Overall, I feel overwhelmingly lucky at how well this pregnancy has gone. The only major hiccup was my own clumsy fault. My body has done what it is supposed to do and the normal pregnancy aches and pains have been on the mild side.
That being said, I'm a whiny pansy. I really am. I haven't done well with the limitations my pregnant body has, especially when the end point seems so far away. The end point, my due date. It not all that far away any more. 47 days (45 if you go by the ultrasound). I'm finally feeling like I can do it. I may have to do things at a slower pace and take more breaks, but I can get through the next 7 weeks, its not that long. I may have to ask for help more often, but I have great friends and family and they get more annoyed when I don't ask and try to do something stupid myself. I spent so much time worrying about being able to survive this summer that I just realized I made it through the hardest part, the monsoons are here and they are fantastic! I'm going to focus on enjoying these last weeks of my pregnancy, since it is likely to be my only one.
With my 3rd trimester about half way over, our to-do list seems to get bigger and bigger. I think it just seems to get bigger since the time is smaller. We have accomplished parts of each project, but not enough to cross anything off. Like our bag for when I go into labor. We have a bag picked out and a list of what goes in it, but it isn't packed, and we have to buy a lot of the things we need for it. Then there is the house, most of the projects can't be finished completely until we can clean out the office and turn it into a guest room. Does anyone want a drafting table?
The other thing that has been on my mind is the state of motherhood. I feel like we are at this weird place where we are first time parents and not, all at the same time. The most obvious thing for me is sleep. Every time A or I make a comment about sleep, it seems like everyone's reaction is "Just wait 'til that baby comes! Enjoy the sleep you get while you can!" Well, yeah. Having a newborn means you don't get sleep. Fortunately, that's what maternity leave is for. When we had foster kids we had work the next day. I think with A&A I took one day off, but that day was spend getting shots so they could be enrolled in day care. Taking 2 kids to the doctor and them both needing shots before you know them 24 hours was one of the most traumatic things I've ever had to do. By the end I wanted to cry with them. My trauma was only a drop in the bucket to what they had to be going through.
There are some things that I'm really looking forward to having my own children instead of fostering. She will be able to sleep in our room and in our bed if we want. Our first placement would have been able to be in our room, but she was too big for the bassinet we had, so she was in the crib in the nursery. The other big thing is FORMULA! We don't have to get up an mix a bottle every time she wakes up! I'm also hoping our little girl has a stronger immune system! It seemed like our foster kids were ALWAYS sick, and we were, too. Hopefully breast feeding and pushing daycare off a bit will help us not catch EVERYTHING! I also think the foster kids were especially vulnerable because of all of the stress of their situation. Poor kids. The biggest different is we won't have to deal with CPS! We don't have to arrange our week around when the kids are on visits or when we have home visits. We won't have team meetings and court dates. We won't have to get permission to cut her hair! Maybe one day we will have to deal with CPS again and it will mean the adoption laws in AZ have changed and we can both have legal rights to our kids. Then it will be worth it!

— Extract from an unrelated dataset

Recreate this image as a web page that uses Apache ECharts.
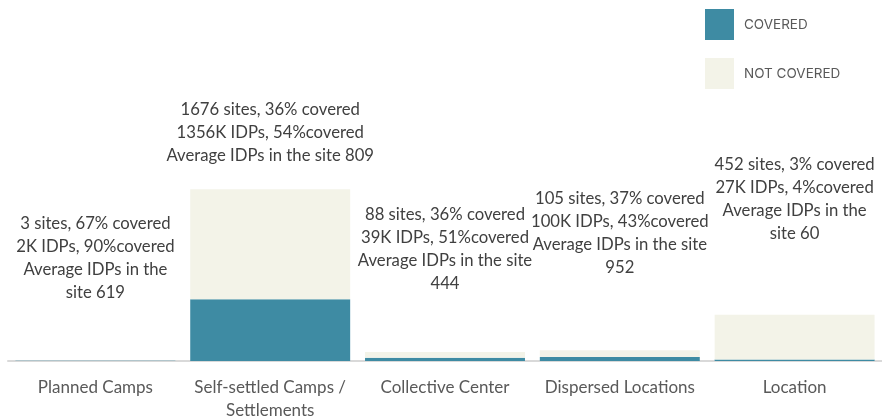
<!DOCTYPE html>
<html>
<head>
<meta charset="utf-8">
<script src="https://cdn.jsdelivr.net/npm/echarts@6/dist/echarts.min.js"></script>
<style>html,body{margin:0;padding:0;background:#fff}#c{width:882px;height:419px}</style>
</head>
<body>
<div id="c"></div>
<script>
const categories = ['Planned Camps', 'Self-settled Camps /\nSettlements', 'Collective Center', 'Dispersed Locations', 'Location'];
const covered = [2, 603, 32, 39, 14];
const notCovered = [1, 1073, 56, 66, 438];
const labelTexts = [
  '3 sites, 67% covered\n2K IDPs, 90%covered\nAverage IDPs in the\nsite 619',
  '1676 sites, 36% covered\n1356K IDPs, 54%covered\nAverage IDPs in the site 809',
  '88 sites, 36% covered\n39K IDPs, 51%covered\nAverage IDPs in the site\n444',
  '105 sites, 37% covered\n100K IDPs, 43%covered\nAverage IDPs in the site\n952',
  '452 sites, 3% covered\n27K IDPs, 4%covered\nAverage IDPs in the\nsite 60'
];
const labelGap = [57, 22, 57, 71, 70];

const chart = echarts.init(document.getElementById('c'));
const font = 'Lato, "Open Sans", sans-serif';
chart.setOption({
  animation: false,
  legend: {
    orient: 'vertical',
    left: 700, top: 4,
    itemWidth: 29, itemHeight: 31, itemGap: 18,
    icon: 'rect',
    textStyle: { color: '#595959', fontSize: 13.5, fontFamily: 'Inter, "Open Sans", sans-serif', padding: [0, 0, 0, 5] },
    data: ['COVERED', 'NOT COVERED']
  },
  grid: { left: 8, right: 0, top: 156, bottom: 58, outerBoundsMode: 'none', containLabel: false },
  xAxis: {
    type: 'category',
    data: categories,
    axisLine: { lineStyle: { color: '#d9d9d9', width: 2 } },
    axisTick: { show: false },
    axisLabel: { color: '#595959', fontSize: 17, fontFamily: font, margin: 15, lineHeight: 23, interval: 0 }
  },
  yAxis: { type: 'value', min: 0, max: 2000, show: false, splitLine: { show: false } },
  series: [
    {
      name: 'COVERED', type: 'bar', stack: 's', barCategoryGap: '8.5%',
      itemStyle: { color: '#3e8ba3' },
      data: covered
    },
    {
      name: 'NOT COVERED', type: 'bar', stack: 's',
      itemStyle: { color: '#f3f3e8' },
      data: notCovered.map((v, i) => ({
        value: v,
        label: {
          show: true, position: 'top', distance: labelGap[i],
          formatter: labelTexts[i],
          color: '#404040', fontSize: 16.7, lineHeight: 23, fontFamily: font, align: 'center'
        }
      }))
    }
  ]
});
</script>
</body>
</html>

One thing I did find comfort in with fostering that I won't have with our own is the lack of permanence. At the most difficult times when I had given up hope, I found some comfort in the fact that the situation wasn't permanent. At some point that particular problem would be someone else's to deal with. When I couldn't comfort one of the kids when they were upset, it was easier to not feel like a failure. I wasn't the one they wanted to be comforted by and that was okay and normal. But that won't be true anymore. Fortunately it also taught me that usually that problem would eventually be resolved anyways. As my mother-in-law quotes, "This too shall pass".
I feel like I'm prepared for parenthood. You can't be prepared for every situation, but know our parenting style and work well as a team. I know there will be times when we feel overwhelmed, but now we will be able to take a break and have a babysitter. They won't have to have their fingerprint card and be on file with the agency. We can ask a favor from a friend or our family and get an evening out.
In the mean time we are focusing on the things foster care couldn't prepare us for; pregnancy, labor, and birth, breastfeeding, vaccinations (since we didn't have a choice before), co-sleeping. Later this week we are going to a La Leche League meeting. We were warned by our Bradley instructor that there will be a lot of women breastfeeding (scandalous!), most without using a nursing cover (even more scandalous!). Umm, yeah, its La Leche League, that's the point! Anyways, I'll try to write a blog afterwards about the meeting and about their book, "The Womanly Art of Breastfeeding".
Well, that was a rather long blog for me, hopefully it wasn't too disjointed!